Analysis and Elimination of Numerical Pressure Dependency in Coupled Stokes-Darcy Problem
Jiachuan Zhang
TL;DR
The paper addresses the sensitivity of velocity accuracy to pressure in mixed FEM for the Stokes-Darcy system. It introduces an auxiliary velocity projection $S_h\boldsymbol{u}$ to decouple velocity error from pressure and develops a divergence-free reconstruction operator $\Pi_h$ to enforce exact discrete divergence and interface continuity, yielding pressure-robust discretizations. Theoretical a priori estimates show that the pressure-dependent consistency errors vanish with $\Pi_h$, and numerical tests confirm dramatic reductions in velocity error under high pressure or low viscosity, while maintaining competitive computational costs.
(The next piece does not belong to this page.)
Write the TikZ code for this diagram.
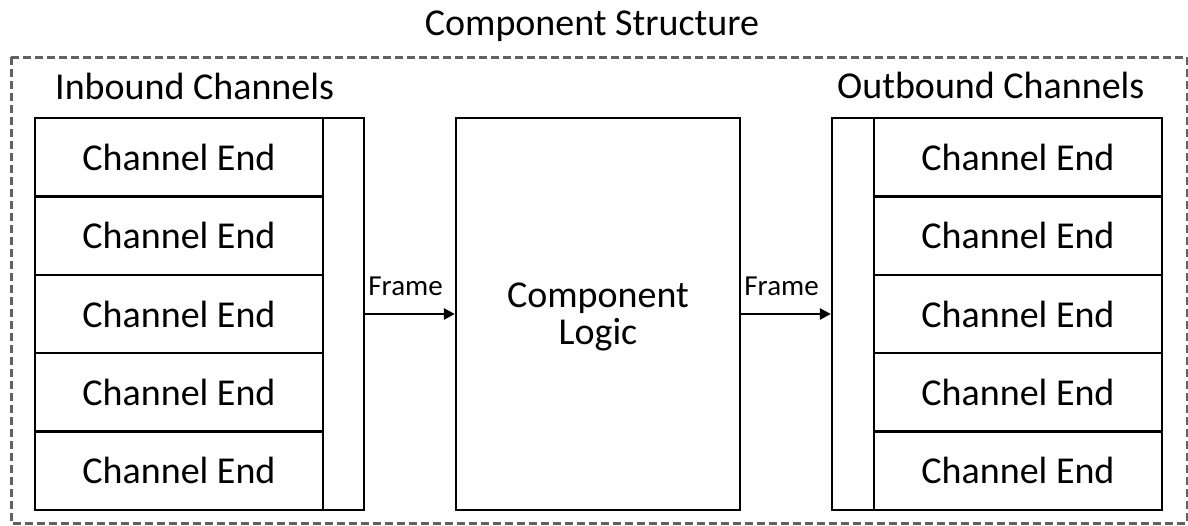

The work broadens pressure-robust strategies to coupled multi-physics settings with higher-order and 3D potential, offering a robust framework for simulations in porous media and free-fluid coupling. It paves the way for extensions to time-dependent problems and nonlinear interactions, enhancing reliability and efficiency of multi-physics simulations.
Abstract
This paper presents a pressure-robust mixed finite element method (FEM) for the coupled Stokes-Darcy system. We revisits the rigorous theoretical framework of Layton et al. [2002], where velocity and pressure errors are coupled, masking pressure's influence on velocity accuracy. To investigate the pressure dependency, we introduce a auxiliary velocity projection that preserves discrete divergence and interface continuity constraints. By analyzing the difference between the discrete and projected velocities, we rigorously prove that classical FEM incurs pressure-dependent consistency errors due to inexact divergence enforcement and approximate interface conditions. To eliminate these errors, we design a pressure-robust method using divergence-free reconstruction operator, which enforce exact divergence constraint and interface continuity. Numerical examples confirm the theory: under high-pressure or low-viscosity, the proposed method reduces velocity errors by orders of magnitude compared to classical method.